Did you know that by 2020, the average modern car will have up to 350 kilograms of plastic on board?
Unless you’re driving a vintage Fifties model – cars of old were mostly steel – your ride is about 50% plastic. Probably the most evident plastic component is the bumper, but think also of your car lights’ plastic covers, dashboard, buttons and levers, seat belts, air bag, carpeting, cup holders and the fabric covering the seats, just to mention a few.
The high resistance and durability of plastic components, coupled with their low weight is one of the main reasons for which they are so extensively used; reducing weight reduces fuel consumption.
However, with half a million cars disposed of in Australia each year, that’s a LOT of plastic to recycle.
The Victorian Automobile Chamber of Commerce (VACC) recently called on the State government to do something about it. The variation of quality, quantity and consistency of plastics, along with the extent to which plastic is distributed throughout the vehicle, all make it difficult to determine what is worth recycling.
The recycling process is costly, and plastic is in direct competition with other, more valuable materials, such as steel and aluminium.
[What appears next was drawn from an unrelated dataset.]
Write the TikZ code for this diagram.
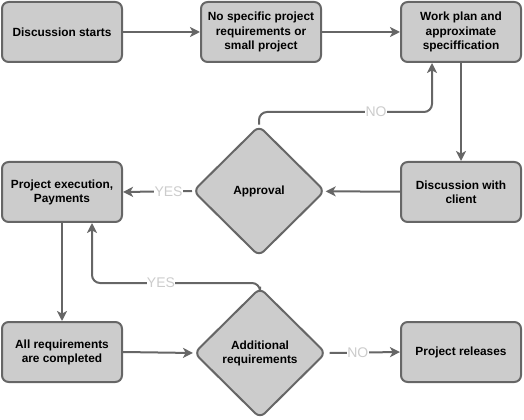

As a result, the majority of plastic is disposed of via landfill, which is a major environmental concern.
“If countries such as Germany, South Korea, Japan, United Kingdom and Norway can institute regulated ELV [end-of-life vehicle] policies, why can’t we?” says Geoff Gwilym, VACC CEO. “These countries acknowledge that a sound ELV strategy is essential to good environmental and economic governance. Such systems also contribute to meeting environmental obligations under international law.”
Recognising the environmental and economic concerns related to the disposal of ELVs, VACC recommends that both State and Federal governments take this issue seriously and work towards a nationally implemented ELV plan.